If I am in the initiatives section it returns the TIs though.
General search used to show TIs and events. Now it's only showing results of word searches.
General search needs to show TIs and events, and other nodes.
Please look into this.
Change History
comment:2 Changed 4 years ago by jim
OK so the search was stuck, probably because the index was not imported (because it'd have made the DB dump HUGE) but some meta data was. This must have left the search system in a confused state.
So I logged in to Chive DB manager and cleared any timestamps on the index:
UPDATE search_dataset SET reindex=0 WHERE reindex<>0
Then I cleared the index from the Drupal admin screen (belt and braces), then I ran this Drush command -- still running at time of writing -- that is reindexing all the content right now...
drush www.transitionnetwork.org search-index --immediate
Seems to be slow work so I'll leave this ticking over and come back later.
comment:3 Changed 4 years ago by jim
OK it's still stuck.
I have a suspicion that Drupal's out-of-the-box search module is not going to manage with a site as big as Transition's now. Not that this is necessarily the cause of this issue, but TN.org is big these days and we should consider changing the search system.
That aside, I've spotted something else...
It appears there are references for user profile nodes that are not editable. These might be the spam ones we deleted, or they got out of sync another way... Looking into how to kill these now.
comment:4 Changed 4 years ago by jim
OK seems to be working again... This query returned all the user profile nodes without a corresponding user:
SELECT node.nid AS nid, node.title AS node_title, node.uid AS node_uid, users.uid AS user_uid FROM node node LEFT JOIN users users ON node.uid = users.uid WHERE node.type = 'profile' AND users.uid IS NULL ORDER BY node.nid ASC
There were 668 of these and Drupal could not do anything with the pages, or delete them -- looks like all spam users, meaning just deleting the user account DOES NOT get rid of their profile. Annoying.
Anyway, I killed them with this:
DELETE node FROM node LEFT JOIN users ON node.uid = users.uid WHERE node.type = 'profile' AND users.uid IS NULL LIMIT 0, 1
And now the re-indexing process seems to be going again... Woop!
Note this might have left some bits lying around the database (field entries without the associated node they belonged to), so I'll try to tidy up now too -- will definitely back up before going much further.
I'll close this ticket when it's finished indexing, and the cleanup is done, or I'll carry on debugging as needed.

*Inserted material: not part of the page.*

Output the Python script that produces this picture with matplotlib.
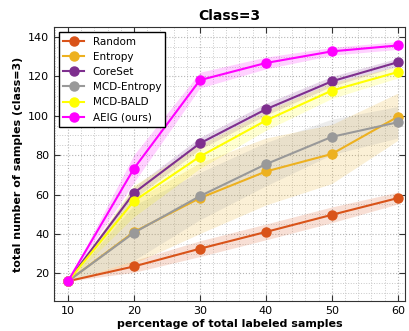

comment:5 Changed 4 years ago by jim
OFF topic: database integrity
Following on from comment 4 above, I wanted to check the integrity of the field tables, so I crafted and ran this query:
SELECT count(cck.nid) FROM `content_field_region` cck LEFT JOIN node node on cck.nid = node.nid WHERE node.nid IS NULL
Which returned 1,173 rows. I then replaced the 'content_field_region' with other fields found on the user profile nodes (which have their own database table) so the full breakdown is:
- content_field_region = 1173
- content_field_initiative = 1165
- content_field_themes = 6256
- content_field_training_attended = 1165
- content_field_roles_offered = 1285
- content_field_other_websites = 1181
- content_field_user_types = 1165
So what this means is there are around 1200 entries in field database storage for the above tables that do not have an associated node. This means the data is not properly referentially integral, and ideally these should be cleaned up one day.

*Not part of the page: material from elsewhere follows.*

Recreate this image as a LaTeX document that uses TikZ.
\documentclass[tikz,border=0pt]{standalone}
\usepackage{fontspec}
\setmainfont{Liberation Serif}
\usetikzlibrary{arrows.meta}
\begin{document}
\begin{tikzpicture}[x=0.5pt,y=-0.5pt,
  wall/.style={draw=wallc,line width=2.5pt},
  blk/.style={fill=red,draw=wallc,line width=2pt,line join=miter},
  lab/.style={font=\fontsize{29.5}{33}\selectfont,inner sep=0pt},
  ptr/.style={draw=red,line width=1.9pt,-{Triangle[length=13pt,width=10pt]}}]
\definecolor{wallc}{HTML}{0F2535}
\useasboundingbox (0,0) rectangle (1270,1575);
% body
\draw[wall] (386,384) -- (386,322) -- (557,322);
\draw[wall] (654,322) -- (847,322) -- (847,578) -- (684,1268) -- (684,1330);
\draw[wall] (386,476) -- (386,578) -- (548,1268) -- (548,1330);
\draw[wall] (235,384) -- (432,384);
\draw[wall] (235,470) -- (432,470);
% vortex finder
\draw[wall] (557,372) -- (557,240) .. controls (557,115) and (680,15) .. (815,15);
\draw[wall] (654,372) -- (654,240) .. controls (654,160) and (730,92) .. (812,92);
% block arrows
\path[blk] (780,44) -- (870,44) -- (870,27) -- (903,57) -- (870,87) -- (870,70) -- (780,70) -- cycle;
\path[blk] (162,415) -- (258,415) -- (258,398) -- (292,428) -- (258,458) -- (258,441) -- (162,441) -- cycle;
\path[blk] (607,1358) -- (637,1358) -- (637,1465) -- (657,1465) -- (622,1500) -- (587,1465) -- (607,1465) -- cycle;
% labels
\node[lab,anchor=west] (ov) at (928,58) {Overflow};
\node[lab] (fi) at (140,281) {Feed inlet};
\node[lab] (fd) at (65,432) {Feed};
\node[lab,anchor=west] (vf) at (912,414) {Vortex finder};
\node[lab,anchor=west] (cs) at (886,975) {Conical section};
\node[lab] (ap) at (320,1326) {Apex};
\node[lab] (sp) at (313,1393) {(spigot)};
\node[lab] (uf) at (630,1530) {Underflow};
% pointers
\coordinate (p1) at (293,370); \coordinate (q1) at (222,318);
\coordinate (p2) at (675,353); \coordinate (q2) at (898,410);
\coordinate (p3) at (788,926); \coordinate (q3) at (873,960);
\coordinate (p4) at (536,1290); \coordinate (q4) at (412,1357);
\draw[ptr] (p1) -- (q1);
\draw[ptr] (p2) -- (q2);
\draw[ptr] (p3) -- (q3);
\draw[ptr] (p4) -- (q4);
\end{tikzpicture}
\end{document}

The risk is low but it's worth doing a the rest of the audit (with the other fields that have tables of their own) and then cleaning these up at some point. These will have been caused by manual deletes and imports over the years. Drupal would normally keep these sorted but we've had to bypass Drupal a few times.
Or we can leave it as is and let the migration to Drupal 8 resolve this. The cost is a bit more database space and a slightly slower site... Though this *may* cause a bug or two.
Anyway, this ticket is about search so Ed if you are concerned by the above please let me know.
ON topic: Search index
The index is still going well, I'm going to leave it running until it's done.
comment:6 Changed 4 years ago by jim
The index is now done barring one item. Hmm. That's for another day...
The search for Woking now behaves as expected.
Left to resolve on this ticket then:
- Ed: should we look into a more powerful search system? Apache Solr, for example, would do some pretty cool stuff.
- Ed: should I try to review, back up, then clean the database of these old missing node field data?
- Jim: WTF is going on with that last node that won't index?
The search index is only 46% complete, and no amount of running Cron will make it go higher... That's why much content (54%) isn't found.
I can't do any more from work but will look into this tonight.